• [OBJECTIVE]: Each line of the material must be repeated precisely, with the pictures left out.

----------

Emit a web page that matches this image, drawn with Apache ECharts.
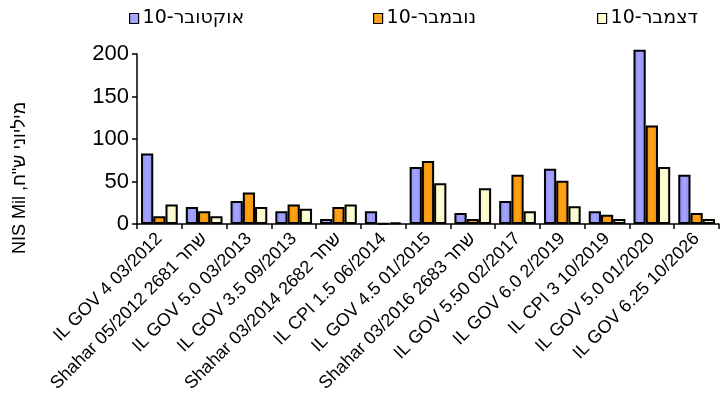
<!DOCTYPE html>
<html><head><meta charset="utf-8">
<script src="https://cdn.jsdelivr.net/npm/echarts@6/dist/echarts.min.js"></script>
<style>html,body{margin:0;padding:0;background:#fff}#c{width:722px;height:403px}</style>
</head><body><div id="c"></div>
<script>
var categories = [
  "IL GOV 4 03/2012",
  "Shahar 05/2012 2681 שחר",
  "IL GOV 5.0 03/2013",
  "IL GOV 3.5 09/2013",
  "Shahar 03/2014 2682 שחר",
  "IL CPI 1.5 06/2014",
  "IL GOV 4.5 01/2015",
  "Shahar 03/2016 2683 שחר",
  "IL GOV 5.50 02/2017",
  "IL GOV 6.0 2/2019",
  "IL CPI 3 10/2019",
  "IL GOV 5.0 01/2020",
  "IL GOV 6.25 10/2026"
];
var seriesNames = ["10-אוקטובר", "10-נובמבר", "10-דצמבר"];
var octValues = [83, 20, 27, 15, 6, 15, 67, 13, 27, 65, 15, 205, 58];
var novValues = [9, 15, 37, 23, 20, 0.5, 74, 6, 58, 51, 11, 116, 13];
var decValues = [23, 9, 20, 18, 23, 2, 48, 42, 15, 21, 6, 67, 6];
var yTicks = [0, 50, 100, 150, 200];
var yTitle = "NIS Mil ,מיליוני ש\"ח";

var colors = [["#8c8cf5", "#a5a5ff"], ["#f29100", "#ffa31a"], ["#f2f2c0", "#ffffd6"]];
var font = "'Liberation Sans', Arial, sans-serif";
var chart = echarts.init(document.getElementById('c'));
function legend(i, left) {
  return {
    data: [seriesNames[i]], left: left, top: 4, itemWidth: 9, itemHeight: 10,
    icon: 'rect', itemGap: 0,
    itemStyle: { color: colors[i][1], borderColor: '#000', borderWidth: 1.2 },
    textStyle: { fontFamily: "'DejaVu Sans', sans-serif", fontSize: 19, color: '#000', padding: [0, 0, 0, -1] }
  };
}
function grad(c) {
  return new echarts.graphic.LinearGradient(0, 0, 1, 0, [
    { offset: 0, color: c[0] }, { offset: 0.5, color: c[1] }, { offset: 1, color: c[0] }
  ]);
}
var vals = [octValues, novValues, decValues];
chart.setOption({
  animation: false,
  legend: [legend(0, 124), legend(1, 368), legend(2, 592)],
  grid: { left: 137, right: 3, top: 54, bottom: 179, containLabel: false },
  graphic: [{
    type: 'text', x: 20, y: 178, rotation: Math.PI / 2,
    style: { text: yTitle, align: 'center', verticalAlign: 'middle',
      font: "18px 'Liberation Sans', Arial, sans-serif", fill: '#000' }
  }],
  xAxis: {
    type: 'category', data: categories,
    axisLine: { lineStyle: { color: '#000', width: 1.5 } },
    axisTick: { show: true, length: 5, lineStyle: { color: '#000', width: 1.5 }, alignWithLabel: false },
    axisLabel: { rotate: 45, interval: 0, fontFamily: font, fontSize: 18, color: '#000', margin: 12 }
  },
  yAxis: {
    type: 'value', min: 0, max: 200, interval: 50,
    axisLine: { show: true, lineStyle: { color: '#000', width: 1.5 } },
    axisTick: { show: true, length: 5, lineStyle: { color: '#000', width: 1.5 } },
    axisLabel: { fontFamily: font, fontSize: 22, color: '#000', margin: 8,
      formatter: function (v) { return yTicks.indexOf(v) >= 0 ? String(v) : ''; } },
    splitLine: { show: false }
  },
  series: vals.map(function (v, i) {
    return {
      name: seriesNames[i], type: 'bar', data: v, clip: false,
      barGap: '0%', barCategoryGap: '18%',
      itemStyle: { color: grad(colors[i]), borderColor: '#000', borderWidth: 2 }
    };
  })
});
</script></body></html>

----------

• [RESULT OF THIS TASK]:
Emit a web page that matches this image, drawn with Apache ECharts.
<!DOCTYPE html>
<html><head><meta charset="utf-8">
<script src="https://cdn.jsdelivr.net/npm/echarts@6/dist/echarts.min.js"></script>
<style>html,body{margin:0;padding:0;background:#fff}#c{width:722px;height:403px}</style>
</head><body><div id="c"></div>
<script>
var categories = [
  "IL GOV 4 03/2012",
  "Shahar 05/2012 2681 שחר",
  "IL GOV 5.0 03/2013",
  "IL GOV 3.5 09/2013",
  "Shahar 03/2014 2682 שחר",
  "IL CPI 1.5 06/2014",
  "IL GOV 4.5 01/2015",
  "Shahar 03/2016 2683 שחר",
  "IL GOV 5.50 02/2017",
  "IL GOV 6.0 2/2019",
  "IL CPI 3 10/2019",
  "IL GOV 5.0 01/2020",
  "IL GOV 6.25 10/2026"
];
var seriesNames = ["10-אוקטובר", "10-נובמבר", "10-דצמבר"];
var octValues = [83, 20, 27, 15, 6, 15, 67, 13, 27, 65, 15, 205, 58];
var novValues = [9, 15, 37, 23, 20, 0.5, 74, 6, 58, 51, 11, 116, 13];
var decValues = [23, 9, 20, 18, 23, 2, 48, 42, 15, 21, 6, 67, 6];
var yTicks = [0, 50, 100, 150, 200];
var yTitle = "NIS Mil ,מיליוני ש\"ח";

var colors = [["#8c8cf5", "#a5a5ff"], ["#f29100", "#ffa31a"], ["#f2f2c0", "#ffffd6"]];
var font = "'Liberation Sans', Arial, sans-serif";
var chart = echarts.init(document.getElementById('c'));
function legend(i, left) {
  return {
    data: [seriesNames[i]], left: left, top: 4, itemWidth: 9, itemHeight: 10,
    icon: 'rect', itemGap: 0,
    itemStyle: { color: colors[i][1], borderColor: '#000', borderWidth: 1.2 },
    textStyle: { fontFamily: "'DejaVu Sans', sans-serif", fontSize: 19, color: '#000', padding: [0, 0, 0, -1] }
  };
}
function grad(c) {
  return new echarts.graphic.LinearGradient(0, 0, 1, 0, [
    { offset: 0, color: c[0] }, { offset: 0.5, color: c[1] }, { offset: 1, color: c[0] }
  ]);
}
var vals = [octValues, novValues, decValues];
chart.setOption({
  animation: false,
  legend: [legend(0, 124), legend(1, 368), legend(2, 592)],
  grid: { left: 137, right: 3, top: 54, bottom: 179, containLabel: false },
  graphic: [{
    type: 'text', x: 20, y: 178, rotation: Math.PI / 2,
    style: { text: yTitle, align: 'center', verticalAlign: 'middle',
      font: "18px 'Liberation Sans', Arial, sans-serif", fill: '#000' }
  }],
  xAxis: {
    type: 'category', data: categories,
    axisLine: { lineStyle: { color: '#000', width: 1.5 } },
    axisTick: { show: true, length: 5, lineStyle: { color: '#000', width: 1.5 }, alignWithLabel: false },
    axisLabel: { rotate: 45, interval: 0, fontFamily: font, fontSize: 18, color: '#000', margin: 12 }
  },
  yAxis: {
    type: 'value', min: 0, max: 200, interval: 50,
    axisLine: { show: true, lineStyle: { color: '#000', width: 1.5 } },
    axisTick: { show: true, length: 5, lineStyle: { color: '#000', width: 1.5 } },
    axisLabel: { fontFamily: font, fontSize: 22, color: '#000', margin: 8,
      formatter: function (v) { return yTicks.indexOf(v) >= 0 ? String(v) : ''; } },
    splitLine: { show: false }
  },
  series: vals.map(function (v, i) {
    return {
      name: seriesNames[i], type: 'bar', data: v, clip: false,
      barGap: '0%', barCategoryGap: '18%',
      itemStyle: { color: grad(colors[i]), borderColor: '#000', borderWidth: 2 }
    };
  })
});
</script></body></html>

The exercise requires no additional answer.